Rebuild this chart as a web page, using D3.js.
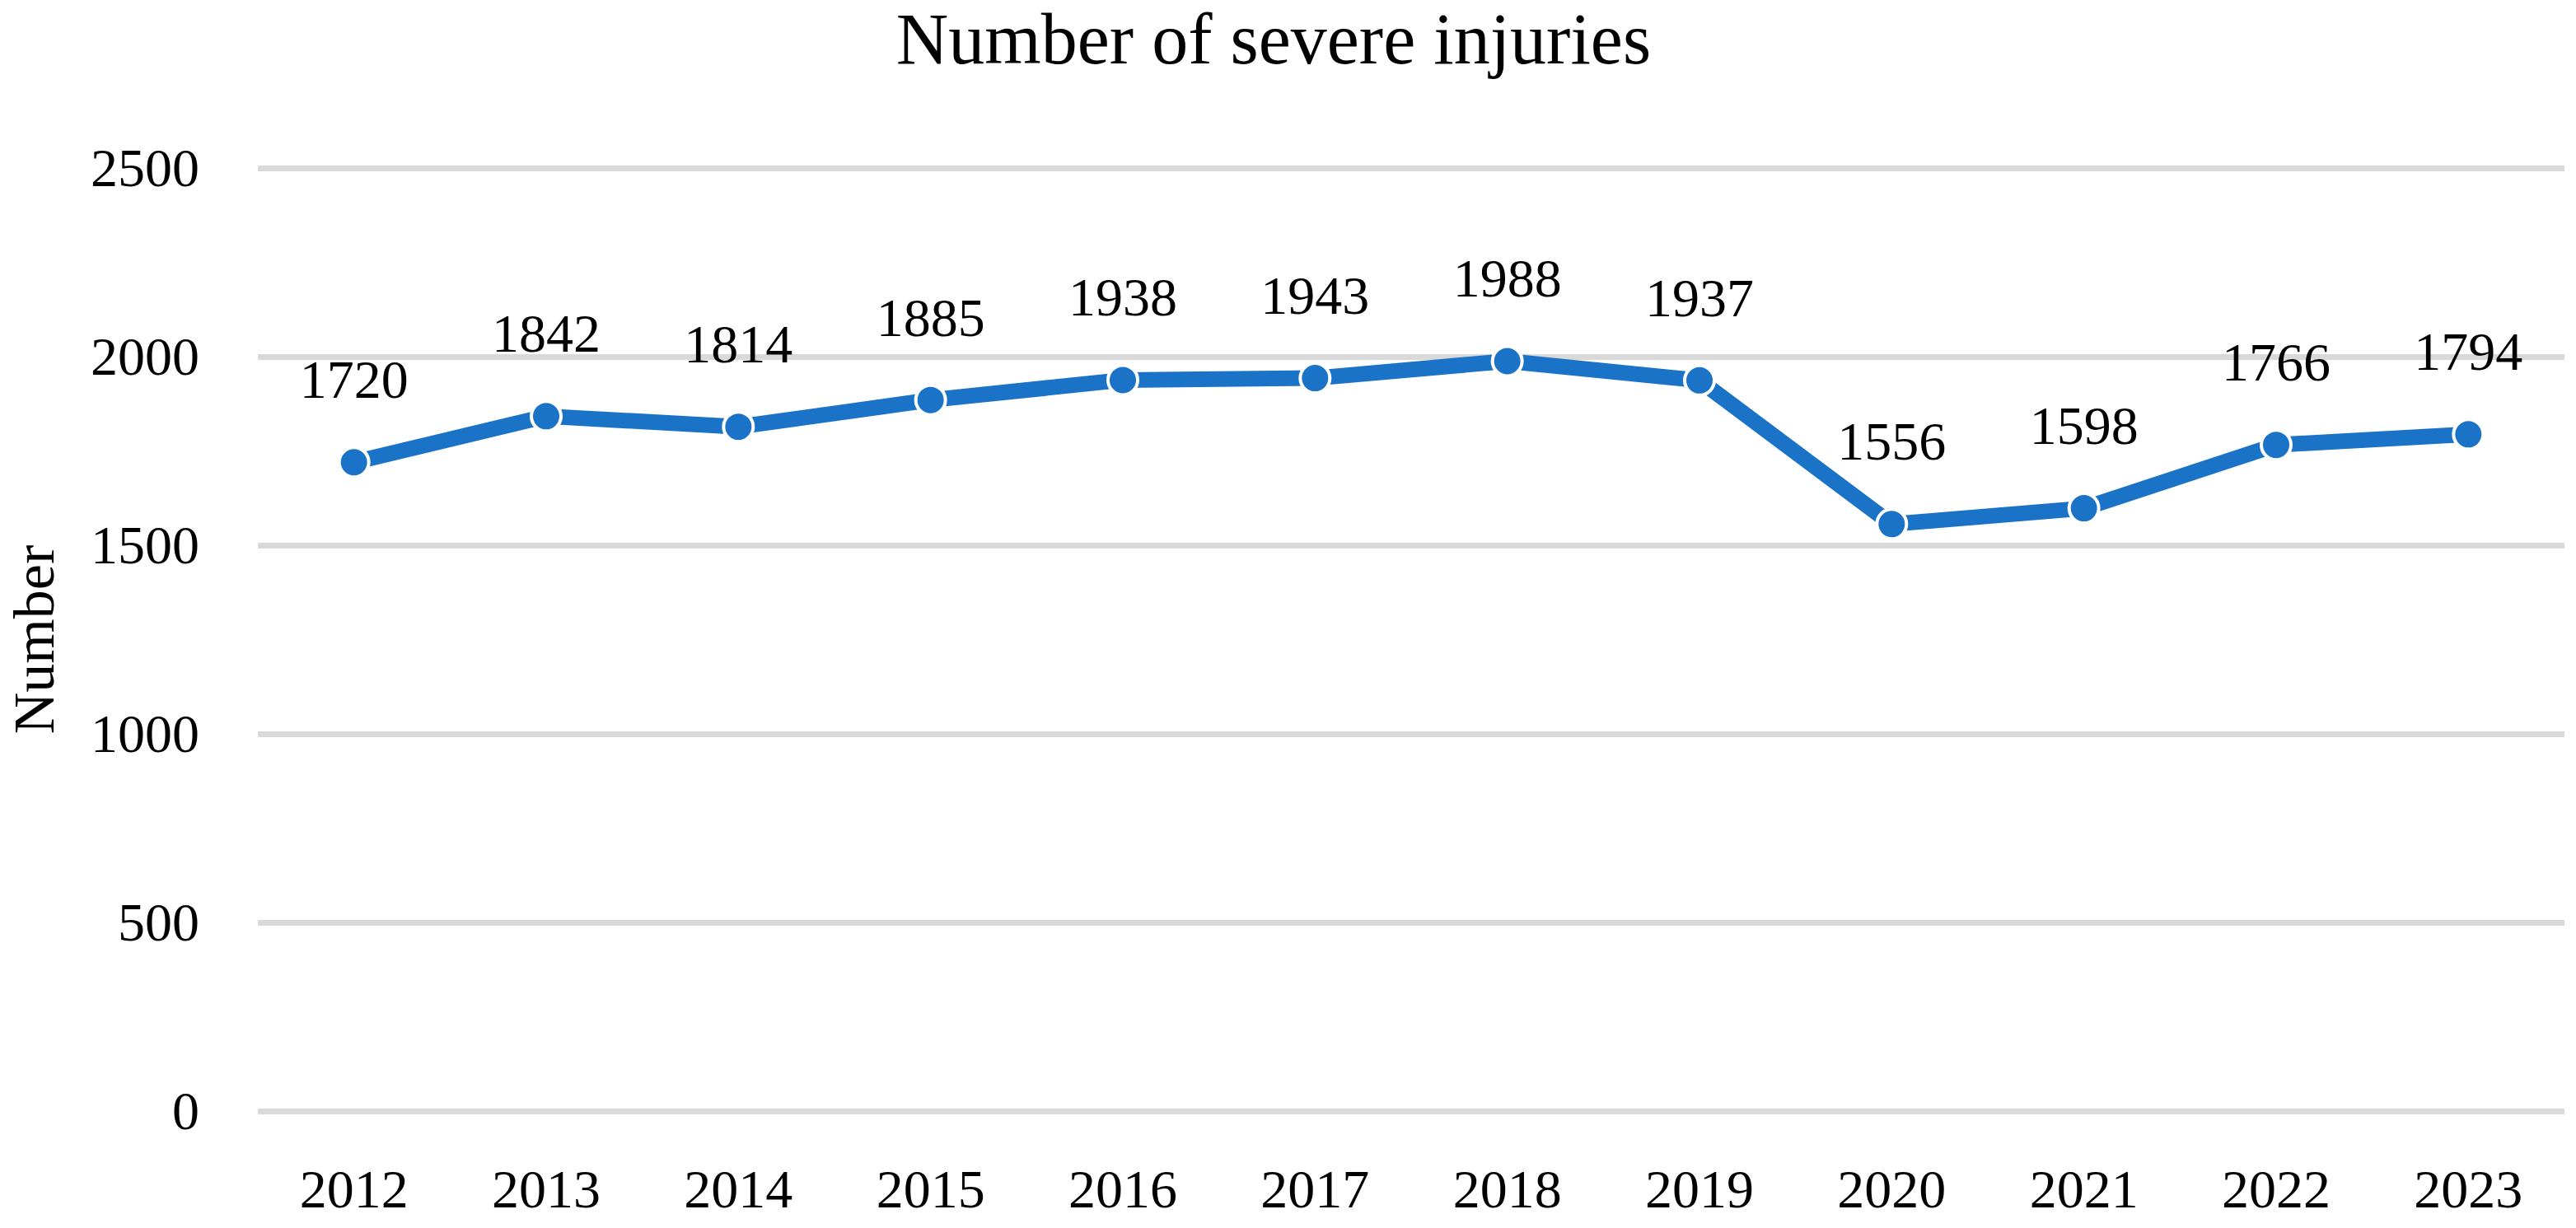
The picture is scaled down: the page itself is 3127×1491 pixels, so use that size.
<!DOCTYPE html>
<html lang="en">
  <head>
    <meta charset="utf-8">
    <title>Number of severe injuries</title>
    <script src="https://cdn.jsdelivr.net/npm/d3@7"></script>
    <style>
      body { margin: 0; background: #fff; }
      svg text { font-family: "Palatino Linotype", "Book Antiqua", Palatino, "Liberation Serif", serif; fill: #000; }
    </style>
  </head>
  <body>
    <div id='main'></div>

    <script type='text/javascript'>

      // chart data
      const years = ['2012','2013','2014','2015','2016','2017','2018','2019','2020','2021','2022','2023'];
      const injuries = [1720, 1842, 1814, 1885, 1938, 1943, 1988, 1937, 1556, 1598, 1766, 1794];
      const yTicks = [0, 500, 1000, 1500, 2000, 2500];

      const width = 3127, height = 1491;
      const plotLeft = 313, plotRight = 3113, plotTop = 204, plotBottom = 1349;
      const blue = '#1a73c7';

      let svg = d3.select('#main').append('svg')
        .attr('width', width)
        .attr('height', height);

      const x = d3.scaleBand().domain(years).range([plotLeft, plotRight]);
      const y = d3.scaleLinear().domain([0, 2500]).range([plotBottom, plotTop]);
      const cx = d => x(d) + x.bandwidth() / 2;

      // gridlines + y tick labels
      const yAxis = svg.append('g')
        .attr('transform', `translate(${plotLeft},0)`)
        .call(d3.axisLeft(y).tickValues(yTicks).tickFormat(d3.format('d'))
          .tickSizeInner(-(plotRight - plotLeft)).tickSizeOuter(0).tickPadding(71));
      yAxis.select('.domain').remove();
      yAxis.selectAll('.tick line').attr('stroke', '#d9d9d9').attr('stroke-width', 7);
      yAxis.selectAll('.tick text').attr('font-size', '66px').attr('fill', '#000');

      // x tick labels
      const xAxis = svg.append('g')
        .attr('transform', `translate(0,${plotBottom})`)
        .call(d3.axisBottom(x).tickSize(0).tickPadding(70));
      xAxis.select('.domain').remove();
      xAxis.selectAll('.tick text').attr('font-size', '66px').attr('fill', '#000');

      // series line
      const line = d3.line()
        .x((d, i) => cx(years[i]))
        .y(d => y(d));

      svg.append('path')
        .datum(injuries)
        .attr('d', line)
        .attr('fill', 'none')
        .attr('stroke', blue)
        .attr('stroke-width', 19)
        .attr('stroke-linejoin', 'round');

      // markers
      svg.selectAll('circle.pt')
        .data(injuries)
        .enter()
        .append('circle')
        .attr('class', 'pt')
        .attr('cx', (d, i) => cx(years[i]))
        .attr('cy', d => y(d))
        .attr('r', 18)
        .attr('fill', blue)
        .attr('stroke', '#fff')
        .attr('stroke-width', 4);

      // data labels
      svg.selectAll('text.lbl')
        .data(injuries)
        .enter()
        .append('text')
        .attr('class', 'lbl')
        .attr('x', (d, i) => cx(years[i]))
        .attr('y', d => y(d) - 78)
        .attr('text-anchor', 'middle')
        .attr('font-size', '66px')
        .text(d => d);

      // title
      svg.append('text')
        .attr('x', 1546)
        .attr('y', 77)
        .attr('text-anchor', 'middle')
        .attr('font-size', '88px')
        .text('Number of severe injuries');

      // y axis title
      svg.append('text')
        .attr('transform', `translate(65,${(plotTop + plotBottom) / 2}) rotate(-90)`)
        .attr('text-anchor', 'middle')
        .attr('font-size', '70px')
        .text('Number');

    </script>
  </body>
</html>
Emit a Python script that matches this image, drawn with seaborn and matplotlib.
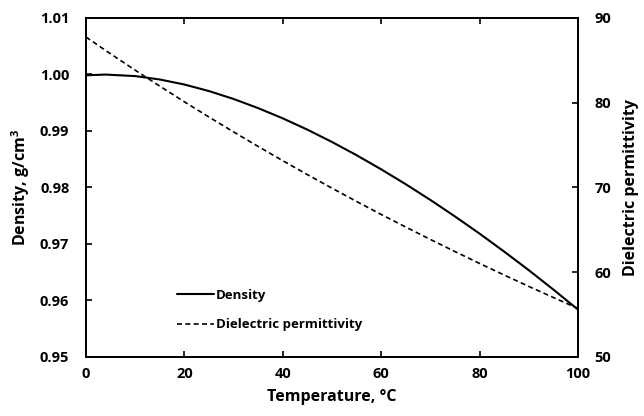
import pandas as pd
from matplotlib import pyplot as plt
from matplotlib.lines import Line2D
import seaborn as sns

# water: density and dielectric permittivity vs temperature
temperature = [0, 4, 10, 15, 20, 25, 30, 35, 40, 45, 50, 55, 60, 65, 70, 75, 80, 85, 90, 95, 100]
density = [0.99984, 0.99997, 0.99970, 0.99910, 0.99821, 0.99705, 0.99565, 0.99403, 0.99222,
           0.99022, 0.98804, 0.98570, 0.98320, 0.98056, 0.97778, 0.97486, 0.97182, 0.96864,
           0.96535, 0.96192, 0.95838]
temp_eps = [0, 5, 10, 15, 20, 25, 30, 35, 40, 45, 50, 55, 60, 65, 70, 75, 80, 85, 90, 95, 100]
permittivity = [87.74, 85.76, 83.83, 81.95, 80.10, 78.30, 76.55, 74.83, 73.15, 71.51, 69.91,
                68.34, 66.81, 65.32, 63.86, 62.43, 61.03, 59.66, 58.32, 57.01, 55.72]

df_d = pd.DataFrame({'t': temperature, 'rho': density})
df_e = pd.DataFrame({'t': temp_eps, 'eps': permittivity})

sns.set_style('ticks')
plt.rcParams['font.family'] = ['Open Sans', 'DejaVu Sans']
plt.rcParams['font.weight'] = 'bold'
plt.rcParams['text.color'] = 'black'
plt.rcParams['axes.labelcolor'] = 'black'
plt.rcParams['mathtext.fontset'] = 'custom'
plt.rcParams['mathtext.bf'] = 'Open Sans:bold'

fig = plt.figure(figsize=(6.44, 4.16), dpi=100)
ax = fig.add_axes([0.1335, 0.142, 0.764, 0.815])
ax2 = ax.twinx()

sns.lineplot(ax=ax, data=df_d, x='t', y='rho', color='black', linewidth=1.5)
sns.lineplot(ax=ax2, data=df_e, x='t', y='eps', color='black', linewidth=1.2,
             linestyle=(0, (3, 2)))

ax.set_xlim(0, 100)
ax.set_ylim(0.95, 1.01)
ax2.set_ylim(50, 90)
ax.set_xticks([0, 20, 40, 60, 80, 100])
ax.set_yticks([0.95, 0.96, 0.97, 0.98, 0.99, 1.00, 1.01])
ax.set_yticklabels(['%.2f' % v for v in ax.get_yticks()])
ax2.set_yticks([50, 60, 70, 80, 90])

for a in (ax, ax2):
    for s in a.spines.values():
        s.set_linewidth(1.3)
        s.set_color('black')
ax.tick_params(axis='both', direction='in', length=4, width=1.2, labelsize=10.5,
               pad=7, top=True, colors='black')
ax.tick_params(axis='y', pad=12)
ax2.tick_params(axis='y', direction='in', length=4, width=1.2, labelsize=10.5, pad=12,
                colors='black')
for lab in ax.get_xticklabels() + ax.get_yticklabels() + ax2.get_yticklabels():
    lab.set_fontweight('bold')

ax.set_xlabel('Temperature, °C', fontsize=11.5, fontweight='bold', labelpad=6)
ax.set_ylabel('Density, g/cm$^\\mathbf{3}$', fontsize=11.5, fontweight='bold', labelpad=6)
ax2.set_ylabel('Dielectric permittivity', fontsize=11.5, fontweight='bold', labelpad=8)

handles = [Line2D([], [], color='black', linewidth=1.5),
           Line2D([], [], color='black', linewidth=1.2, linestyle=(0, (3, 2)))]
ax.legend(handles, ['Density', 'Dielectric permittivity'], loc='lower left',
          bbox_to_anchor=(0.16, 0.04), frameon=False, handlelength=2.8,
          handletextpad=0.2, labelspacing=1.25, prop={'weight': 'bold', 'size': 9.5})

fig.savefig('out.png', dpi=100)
------------
Instructions for the task = Only the lines from the one containing "Emit a Python" down to the one containing "import seaborn as sns" should be copied, exactly and with both ends kept. Drop the pictures.

Written reply =
Emit a Python script that matches this image, drawn with seaborn and matplotlib.
import pandas as pd
from matplotlib import pyplot as plt
from matplotlib.lines import Line2D
import seaborn as sns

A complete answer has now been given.